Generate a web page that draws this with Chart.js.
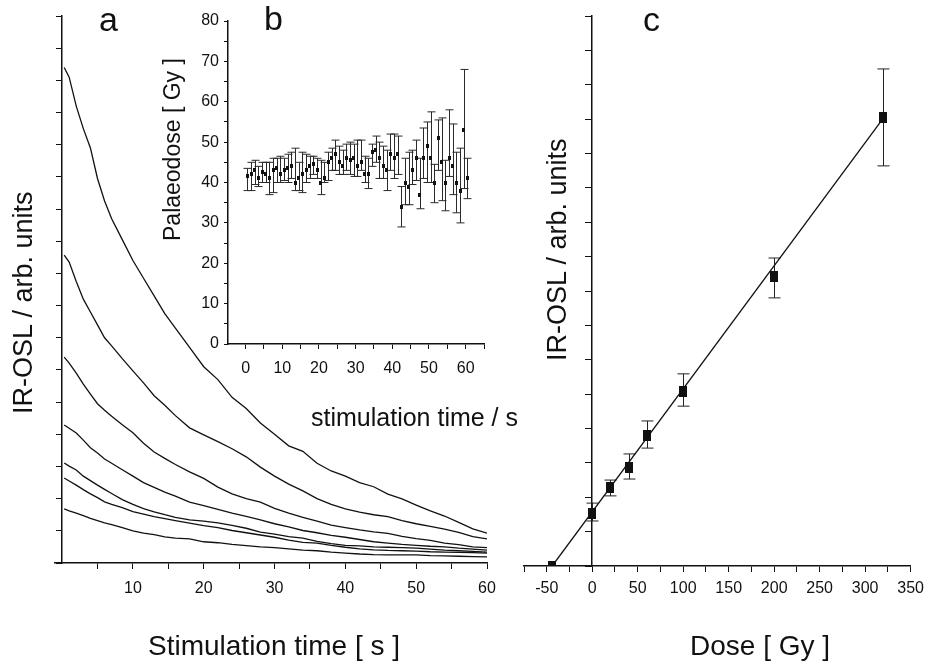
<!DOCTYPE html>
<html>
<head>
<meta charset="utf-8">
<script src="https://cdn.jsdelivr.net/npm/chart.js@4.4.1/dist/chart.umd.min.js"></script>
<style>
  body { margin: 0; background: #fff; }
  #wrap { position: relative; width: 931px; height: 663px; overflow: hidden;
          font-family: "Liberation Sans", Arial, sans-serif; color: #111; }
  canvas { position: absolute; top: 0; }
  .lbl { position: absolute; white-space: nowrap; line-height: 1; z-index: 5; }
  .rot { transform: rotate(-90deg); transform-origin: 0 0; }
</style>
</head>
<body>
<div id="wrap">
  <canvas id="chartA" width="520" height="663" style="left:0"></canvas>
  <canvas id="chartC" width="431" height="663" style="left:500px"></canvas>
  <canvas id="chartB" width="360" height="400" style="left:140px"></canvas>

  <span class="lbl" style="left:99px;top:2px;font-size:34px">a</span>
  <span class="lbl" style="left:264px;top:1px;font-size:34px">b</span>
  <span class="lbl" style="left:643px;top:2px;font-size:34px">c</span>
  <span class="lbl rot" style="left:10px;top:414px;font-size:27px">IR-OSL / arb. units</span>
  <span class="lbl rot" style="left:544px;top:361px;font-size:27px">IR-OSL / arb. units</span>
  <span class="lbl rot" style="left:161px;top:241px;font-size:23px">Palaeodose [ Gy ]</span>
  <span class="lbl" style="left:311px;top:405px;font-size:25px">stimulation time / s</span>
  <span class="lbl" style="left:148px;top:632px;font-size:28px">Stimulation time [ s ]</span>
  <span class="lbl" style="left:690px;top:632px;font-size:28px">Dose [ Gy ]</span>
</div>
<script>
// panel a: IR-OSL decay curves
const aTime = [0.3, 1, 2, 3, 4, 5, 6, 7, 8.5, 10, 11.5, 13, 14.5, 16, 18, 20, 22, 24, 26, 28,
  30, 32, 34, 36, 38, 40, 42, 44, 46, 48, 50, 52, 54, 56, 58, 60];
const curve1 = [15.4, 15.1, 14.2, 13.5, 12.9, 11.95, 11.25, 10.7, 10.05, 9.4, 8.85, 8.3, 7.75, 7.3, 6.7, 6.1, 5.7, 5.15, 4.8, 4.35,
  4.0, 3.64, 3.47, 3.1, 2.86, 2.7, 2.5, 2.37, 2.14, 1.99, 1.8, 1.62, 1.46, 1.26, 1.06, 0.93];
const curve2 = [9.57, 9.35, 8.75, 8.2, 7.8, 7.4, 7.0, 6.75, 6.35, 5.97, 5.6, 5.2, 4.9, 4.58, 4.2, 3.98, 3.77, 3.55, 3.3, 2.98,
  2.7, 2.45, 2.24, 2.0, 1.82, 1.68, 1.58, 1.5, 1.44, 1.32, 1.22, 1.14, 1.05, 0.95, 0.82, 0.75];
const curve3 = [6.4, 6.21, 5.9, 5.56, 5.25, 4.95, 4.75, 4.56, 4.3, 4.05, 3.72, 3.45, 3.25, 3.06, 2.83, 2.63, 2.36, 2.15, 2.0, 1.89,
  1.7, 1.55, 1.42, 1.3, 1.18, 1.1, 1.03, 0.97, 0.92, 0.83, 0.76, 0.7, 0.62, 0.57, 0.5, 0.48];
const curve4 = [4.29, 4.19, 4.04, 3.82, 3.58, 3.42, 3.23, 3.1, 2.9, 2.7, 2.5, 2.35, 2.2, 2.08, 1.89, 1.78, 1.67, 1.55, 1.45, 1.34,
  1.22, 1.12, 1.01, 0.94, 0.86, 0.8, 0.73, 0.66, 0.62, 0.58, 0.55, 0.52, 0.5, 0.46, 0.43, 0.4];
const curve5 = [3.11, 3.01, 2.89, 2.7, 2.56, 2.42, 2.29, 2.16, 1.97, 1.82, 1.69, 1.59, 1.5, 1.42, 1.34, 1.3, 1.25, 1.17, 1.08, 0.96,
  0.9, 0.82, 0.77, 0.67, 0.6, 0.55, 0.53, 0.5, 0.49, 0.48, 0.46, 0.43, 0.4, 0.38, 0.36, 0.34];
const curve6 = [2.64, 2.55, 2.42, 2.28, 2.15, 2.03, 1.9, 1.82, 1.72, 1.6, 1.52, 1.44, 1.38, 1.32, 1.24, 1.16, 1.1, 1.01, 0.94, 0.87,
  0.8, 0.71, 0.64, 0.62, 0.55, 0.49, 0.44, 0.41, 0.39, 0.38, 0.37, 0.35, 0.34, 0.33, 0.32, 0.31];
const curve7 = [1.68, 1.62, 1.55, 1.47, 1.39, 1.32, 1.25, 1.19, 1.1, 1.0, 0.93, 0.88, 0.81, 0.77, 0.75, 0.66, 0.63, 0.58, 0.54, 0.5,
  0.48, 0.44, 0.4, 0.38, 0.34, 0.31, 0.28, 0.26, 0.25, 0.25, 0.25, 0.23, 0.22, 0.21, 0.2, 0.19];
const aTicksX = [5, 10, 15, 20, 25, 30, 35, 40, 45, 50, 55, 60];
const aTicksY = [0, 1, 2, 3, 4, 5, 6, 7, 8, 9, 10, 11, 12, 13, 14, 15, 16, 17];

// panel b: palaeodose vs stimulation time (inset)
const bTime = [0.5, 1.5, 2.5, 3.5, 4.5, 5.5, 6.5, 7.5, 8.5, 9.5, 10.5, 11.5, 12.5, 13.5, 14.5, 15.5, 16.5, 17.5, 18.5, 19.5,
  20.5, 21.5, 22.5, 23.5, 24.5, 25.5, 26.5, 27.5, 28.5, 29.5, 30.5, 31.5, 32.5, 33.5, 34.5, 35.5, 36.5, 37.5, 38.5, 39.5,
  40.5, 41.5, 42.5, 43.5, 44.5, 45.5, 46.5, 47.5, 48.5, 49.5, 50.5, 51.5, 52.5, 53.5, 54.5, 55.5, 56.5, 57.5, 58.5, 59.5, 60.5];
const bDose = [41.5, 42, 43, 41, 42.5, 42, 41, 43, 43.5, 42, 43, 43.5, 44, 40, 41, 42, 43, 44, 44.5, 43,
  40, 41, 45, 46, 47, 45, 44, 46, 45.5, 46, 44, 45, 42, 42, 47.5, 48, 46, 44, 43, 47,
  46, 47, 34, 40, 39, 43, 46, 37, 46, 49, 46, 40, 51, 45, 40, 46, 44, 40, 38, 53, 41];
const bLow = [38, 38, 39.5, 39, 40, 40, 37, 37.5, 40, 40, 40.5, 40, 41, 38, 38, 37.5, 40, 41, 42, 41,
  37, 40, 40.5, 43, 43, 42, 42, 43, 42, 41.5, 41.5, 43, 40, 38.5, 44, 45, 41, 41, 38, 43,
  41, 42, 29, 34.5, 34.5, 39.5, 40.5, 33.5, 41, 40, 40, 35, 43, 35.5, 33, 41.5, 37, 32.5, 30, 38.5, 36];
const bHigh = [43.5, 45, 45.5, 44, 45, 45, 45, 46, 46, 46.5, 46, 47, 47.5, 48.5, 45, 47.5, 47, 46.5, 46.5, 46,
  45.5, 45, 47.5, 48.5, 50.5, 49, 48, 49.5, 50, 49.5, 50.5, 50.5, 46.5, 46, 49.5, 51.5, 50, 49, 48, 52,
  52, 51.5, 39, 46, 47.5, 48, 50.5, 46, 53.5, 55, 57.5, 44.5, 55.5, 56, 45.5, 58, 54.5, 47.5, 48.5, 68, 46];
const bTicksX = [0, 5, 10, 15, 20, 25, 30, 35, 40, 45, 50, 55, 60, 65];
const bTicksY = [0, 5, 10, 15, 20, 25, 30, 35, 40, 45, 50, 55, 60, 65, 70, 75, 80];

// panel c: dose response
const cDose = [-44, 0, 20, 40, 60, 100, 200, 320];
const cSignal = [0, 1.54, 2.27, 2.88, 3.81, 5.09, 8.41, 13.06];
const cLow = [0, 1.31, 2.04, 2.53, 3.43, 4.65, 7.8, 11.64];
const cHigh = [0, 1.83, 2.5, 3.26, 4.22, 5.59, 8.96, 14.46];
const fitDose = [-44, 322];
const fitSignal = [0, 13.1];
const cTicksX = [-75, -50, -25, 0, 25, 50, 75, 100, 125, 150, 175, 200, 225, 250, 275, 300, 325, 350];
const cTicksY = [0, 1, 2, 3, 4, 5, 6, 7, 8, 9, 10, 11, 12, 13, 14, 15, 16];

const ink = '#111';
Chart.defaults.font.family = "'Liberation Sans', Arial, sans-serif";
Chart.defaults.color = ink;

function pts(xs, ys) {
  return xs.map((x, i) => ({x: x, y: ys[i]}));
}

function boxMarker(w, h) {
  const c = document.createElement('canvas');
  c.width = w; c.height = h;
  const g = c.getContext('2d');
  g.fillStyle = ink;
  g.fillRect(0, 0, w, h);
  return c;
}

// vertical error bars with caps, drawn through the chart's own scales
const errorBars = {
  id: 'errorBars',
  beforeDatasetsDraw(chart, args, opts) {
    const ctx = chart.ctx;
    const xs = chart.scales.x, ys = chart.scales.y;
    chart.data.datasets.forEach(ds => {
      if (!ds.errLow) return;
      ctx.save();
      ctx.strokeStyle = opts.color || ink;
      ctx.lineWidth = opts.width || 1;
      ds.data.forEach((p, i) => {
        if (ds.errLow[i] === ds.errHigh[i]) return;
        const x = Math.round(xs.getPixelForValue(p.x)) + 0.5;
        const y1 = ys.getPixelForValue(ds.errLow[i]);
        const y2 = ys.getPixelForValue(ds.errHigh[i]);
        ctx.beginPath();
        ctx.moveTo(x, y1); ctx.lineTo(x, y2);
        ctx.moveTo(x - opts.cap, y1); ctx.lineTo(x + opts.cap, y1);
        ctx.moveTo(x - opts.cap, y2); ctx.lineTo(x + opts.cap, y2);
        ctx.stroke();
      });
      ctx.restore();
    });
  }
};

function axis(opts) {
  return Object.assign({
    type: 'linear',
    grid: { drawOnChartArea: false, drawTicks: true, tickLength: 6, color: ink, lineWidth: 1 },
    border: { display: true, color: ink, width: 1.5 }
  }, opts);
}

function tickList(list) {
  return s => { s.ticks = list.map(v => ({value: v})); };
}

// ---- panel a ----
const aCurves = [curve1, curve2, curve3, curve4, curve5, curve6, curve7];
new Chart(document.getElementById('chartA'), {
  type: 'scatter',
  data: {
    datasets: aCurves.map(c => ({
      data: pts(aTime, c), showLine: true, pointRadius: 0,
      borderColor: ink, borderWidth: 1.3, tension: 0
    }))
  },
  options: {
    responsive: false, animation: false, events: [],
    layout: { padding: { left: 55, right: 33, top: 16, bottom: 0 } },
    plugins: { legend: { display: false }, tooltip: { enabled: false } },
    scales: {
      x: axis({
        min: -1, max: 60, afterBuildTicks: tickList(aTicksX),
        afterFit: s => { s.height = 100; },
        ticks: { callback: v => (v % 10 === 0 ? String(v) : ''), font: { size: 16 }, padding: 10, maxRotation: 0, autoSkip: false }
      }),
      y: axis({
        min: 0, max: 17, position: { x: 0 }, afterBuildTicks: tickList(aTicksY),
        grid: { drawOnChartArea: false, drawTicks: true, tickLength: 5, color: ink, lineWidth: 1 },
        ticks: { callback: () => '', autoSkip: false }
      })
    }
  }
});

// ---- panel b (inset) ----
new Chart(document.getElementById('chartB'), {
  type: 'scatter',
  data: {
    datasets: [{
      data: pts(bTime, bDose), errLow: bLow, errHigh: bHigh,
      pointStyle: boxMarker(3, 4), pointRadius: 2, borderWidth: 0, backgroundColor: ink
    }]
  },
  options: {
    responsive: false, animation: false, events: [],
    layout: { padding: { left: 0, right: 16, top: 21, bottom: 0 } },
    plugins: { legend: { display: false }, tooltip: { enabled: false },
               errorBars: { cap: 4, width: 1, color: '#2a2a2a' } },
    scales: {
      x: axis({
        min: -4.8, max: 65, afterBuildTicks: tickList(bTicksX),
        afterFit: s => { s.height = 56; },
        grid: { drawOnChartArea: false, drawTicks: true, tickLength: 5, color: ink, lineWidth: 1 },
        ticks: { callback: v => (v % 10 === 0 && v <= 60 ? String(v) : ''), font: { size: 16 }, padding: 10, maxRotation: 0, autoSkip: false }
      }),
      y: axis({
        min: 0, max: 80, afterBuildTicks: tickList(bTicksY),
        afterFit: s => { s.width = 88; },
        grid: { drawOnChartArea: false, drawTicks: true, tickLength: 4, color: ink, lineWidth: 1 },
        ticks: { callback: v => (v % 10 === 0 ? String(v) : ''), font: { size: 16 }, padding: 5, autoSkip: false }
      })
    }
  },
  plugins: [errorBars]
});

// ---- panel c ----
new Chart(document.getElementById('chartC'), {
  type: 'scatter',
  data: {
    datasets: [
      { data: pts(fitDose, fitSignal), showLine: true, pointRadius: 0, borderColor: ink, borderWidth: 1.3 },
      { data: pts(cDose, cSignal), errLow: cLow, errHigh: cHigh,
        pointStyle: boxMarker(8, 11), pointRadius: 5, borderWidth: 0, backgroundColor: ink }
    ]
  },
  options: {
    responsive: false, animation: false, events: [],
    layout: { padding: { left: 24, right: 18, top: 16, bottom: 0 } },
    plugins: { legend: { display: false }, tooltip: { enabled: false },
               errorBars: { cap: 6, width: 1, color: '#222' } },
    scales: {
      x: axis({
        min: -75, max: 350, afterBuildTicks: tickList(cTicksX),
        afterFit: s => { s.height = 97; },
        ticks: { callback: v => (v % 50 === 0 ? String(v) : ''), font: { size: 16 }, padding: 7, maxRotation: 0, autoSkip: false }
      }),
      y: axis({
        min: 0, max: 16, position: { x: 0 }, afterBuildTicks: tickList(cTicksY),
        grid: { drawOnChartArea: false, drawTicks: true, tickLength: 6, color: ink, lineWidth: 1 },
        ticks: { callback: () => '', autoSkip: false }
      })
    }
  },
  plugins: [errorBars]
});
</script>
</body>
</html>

* _Task goal_:
Read the lines above. Gather those in which the string "with" is found.

* _Output for this task_:
Generate a web page that draws this with Chart.js.
// vertical error bars with caps, drawn through the chart's own scales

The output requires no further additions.